She's the wide-eyed little Muppet with a big smile who has made it to "Sesame Street."
Her name is Julia and she has autism.
Julia was first introduced in 2015, playing alongside Elmo and Abby Cadabby, as part of an online-only Digital Storybook story called "Sesame Street and Autism: See the Amazing in All Children." Come April, kiddie viewers will be seeing more of Julia when she makes her transition to the live-action fold of the long-running children's show, as revealed in a segment Sunday on "60 Minutes."
Julia will make her debut on "Sesame Street," whose first-run episodes are now shown on HBO, with a little help from her ol' friends Elmo and Abby, who will introduce Julia to Big Bird. At first, Julia will be reluctant to shake the big yellow bird's hand.
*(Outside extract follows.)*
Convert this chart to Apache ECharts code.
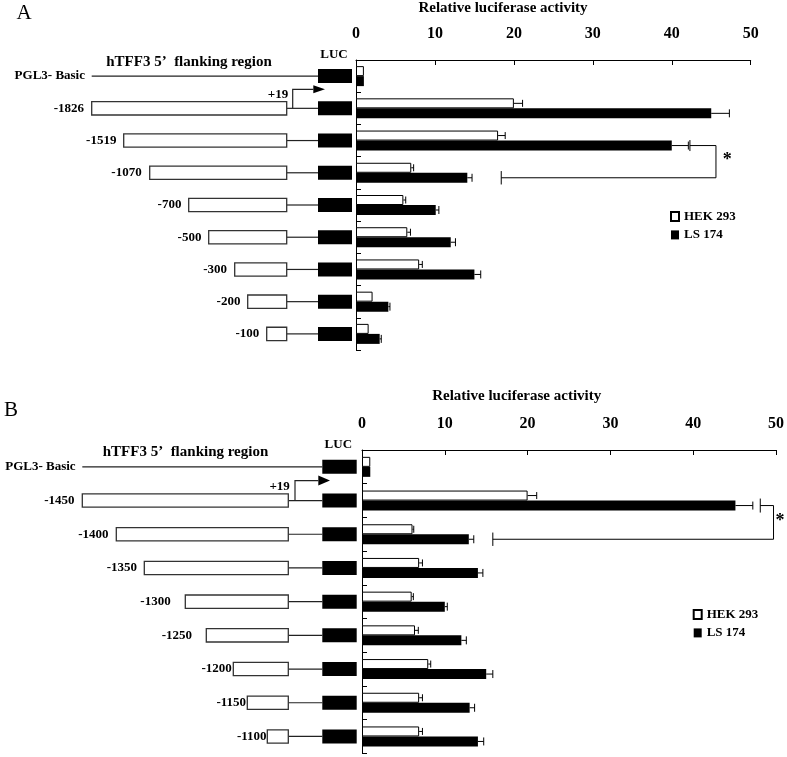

"60 Minutes" correspondent Lesley Stahl spoke to Big Bird and Elmo (hey, who better to talk to than the Muppets themselves?) about helping adjust to how Julia reacts to situations.
"We had to explain to Big Bird that Julia likes Big Bird," Elmo said. "It's just that Julia has autism. So sometimes it takes her a little longer to do things."
The episode ends with the four Muppets learning to get along and eventually playing tag.
"It was a very easy way to show that with a very slight accommodation they can meet her where she is," said longtime "Sesame Street" writer Christine Ferraro.
The creative team behind "Sesame Street's" newest addition worked with autism organizations to decide which characteristics Julia should have and how best to normalize autism for all children. Puppet designer Rollie Krewson told Stahl about the various details that went into creating the look of Julia, including a set of arms that can flap uncontrollably when Julia's overwhelmed.
The team was also mindful that the character of Julia was not a "one size fits all."
"It's tricky, because autism is not one thing, because it is different for every single person who has autism," said Ferraro. "There is an expression that goes, 'If you've met one person with autism, you've met one person with autism.' "
Julia's puppeteer Stacey Gordon knows this herself, as her son has autism. She hopes having a character such as Julia on "Sesame Street" will be meaningful for future generations. "Had my son's friends been exposed to his behaviors through something that they had seen on TV before they experienced them in the classroom, they might not have been frightened," she told "60 Minutes." "They might not have been worried when he cried. They would have known that he plays in a different way and that that's OK."
Ferraro added: "I would love her to be not Julia, the kid on 'Sesame Street' who has autism. I would like her to be just Julia."
But maybe Julia said it best when Stahl asked if she was enjoying her new friends.
"Fun, fun, fun, fun, fun, fun, fun," she replied.